Review: The Overneath by Peter S. Beagle

 

 

 

 

 

 

Genre: Fantasy/Mythical Fiction

Publisher: Tachyon

 

In his latest release Peter S. Beagle returns to short story writing. The Overneath is a collection of stories that he has been working on for some time. They are more or less independent of each other, apart from the fact they all deal with something supernatural. Every story is first presented by Beagle himself where he explains the background to that particular tale. It almost becomes a form of greatest hits collection from one of the most prominent writers in the genre. The collection opens strong with an old familiar face making a comeback, Schmendrick the Magician from The Last Unicorn, and then continues with stories from around the globe. Beagle moves from culture to culture and relates stories involving a variety of mythical creatures.
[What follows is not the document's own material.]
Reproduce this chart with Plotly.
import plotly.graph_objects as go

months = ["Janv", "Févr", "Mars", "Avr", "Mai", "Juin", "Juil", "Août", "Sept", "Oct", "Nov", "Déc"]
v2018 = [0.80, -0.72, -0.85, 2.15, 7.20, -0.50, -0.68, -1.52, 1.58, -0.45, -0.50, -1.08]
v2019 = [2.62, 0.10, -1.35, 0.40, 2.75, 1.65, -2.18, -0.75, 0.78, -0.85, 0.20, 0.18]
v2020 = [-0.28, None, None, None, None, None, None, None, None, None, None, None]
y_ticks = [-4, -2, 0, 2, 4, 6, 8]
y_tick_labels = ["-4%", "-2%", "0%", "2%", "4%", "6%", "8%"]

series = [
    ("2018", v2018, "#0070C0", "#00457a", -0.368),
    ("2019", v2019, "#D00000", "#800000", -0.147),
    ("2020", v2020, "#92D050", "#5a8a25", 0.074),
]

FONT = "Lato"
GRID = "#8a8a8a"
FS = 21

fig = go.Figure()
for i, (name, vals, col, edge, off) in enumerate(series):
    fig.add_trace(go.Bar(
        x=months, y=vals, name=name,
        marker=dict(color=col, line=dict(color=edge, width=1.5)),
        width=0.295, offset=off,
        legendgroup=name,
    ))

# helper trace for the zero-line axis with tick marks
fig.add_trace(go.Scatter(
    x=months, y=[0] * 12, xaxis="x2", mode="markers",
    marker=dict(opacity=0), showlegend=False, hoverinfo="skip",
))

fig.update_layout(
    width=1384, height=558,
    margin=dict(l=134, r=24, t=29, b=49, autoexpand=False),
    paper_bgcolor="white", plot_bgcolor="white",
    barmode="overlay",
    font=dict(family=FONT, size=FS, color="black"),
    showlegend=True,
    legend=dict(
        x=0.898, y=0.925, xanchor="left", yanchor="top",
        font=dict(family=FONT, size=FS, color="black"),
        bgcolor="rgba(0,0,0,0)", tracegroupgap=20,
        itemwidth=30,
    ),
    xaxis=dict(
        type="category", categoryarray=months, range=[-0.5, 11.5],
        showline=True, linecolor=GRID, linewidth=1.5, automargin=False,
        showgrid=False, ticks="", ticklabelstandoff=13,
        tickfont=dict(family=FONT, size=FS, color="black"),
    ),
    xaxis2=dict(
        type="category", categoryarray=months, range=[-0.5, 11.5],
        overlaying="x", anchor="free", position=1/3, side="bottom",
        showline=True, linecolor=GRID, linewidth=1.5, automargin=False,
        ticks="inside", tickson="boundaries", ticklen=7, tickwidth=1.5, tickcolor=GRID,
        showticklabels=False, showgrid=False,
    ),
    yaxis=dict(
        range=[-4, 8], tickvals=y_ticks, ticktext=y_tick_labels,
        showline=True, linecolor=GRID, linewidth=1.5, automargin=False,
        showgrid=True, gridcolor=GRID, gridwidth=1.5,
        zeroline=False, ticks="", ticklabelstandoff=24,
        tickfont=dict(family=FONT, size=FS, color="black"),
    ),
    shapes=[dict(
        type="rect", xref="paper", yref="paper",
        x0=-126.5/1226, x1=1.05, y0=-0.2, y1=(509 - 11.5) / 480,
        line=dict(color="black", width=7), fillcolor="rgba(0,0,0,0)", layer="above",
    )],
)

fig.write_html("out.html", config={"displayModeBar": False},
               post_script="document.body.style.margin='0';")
He even spins a yarn about the Asian variety of unicorn, the one version he has not written about before.
Fantasy can be quite homogenic in most of its incarnations, leaving little to no room for cultures beyond the European middle ages, but Beagle does not shy away from it. Feeling that it is the direction the genre must go into for it to develop and it is clear that this is what he is doing. There is more to it than that. Every story has a great deal of humanity in it. The supernatural or the fantastical seldom takes center stage, which isn’t uncommon for Beagle’s storytelling. The imaginative and speculative is insteadused to reflect the trials and tribulations of those who experience it. In that sense it is a great follow up to In Calabria that did much the same. The story of a man who was changed by the appearance of a unicorn on his land.
So who is The Overneath for? What reader might enjoy it? The answer to that is not always simple. For those who are familiar with Beagle’s way of spinning a yarn, such as Lila the Werewolf or A Fine and Private Place will recognize the magic between the pages. Those who know him from The Last Unicorn may find a new dimension to him. The stories are not brutal per se; they are not high octane or action packed. They are simple. Simple yet wonderful and they are for those who wish to read stories about regular people, experiencing supernatural things.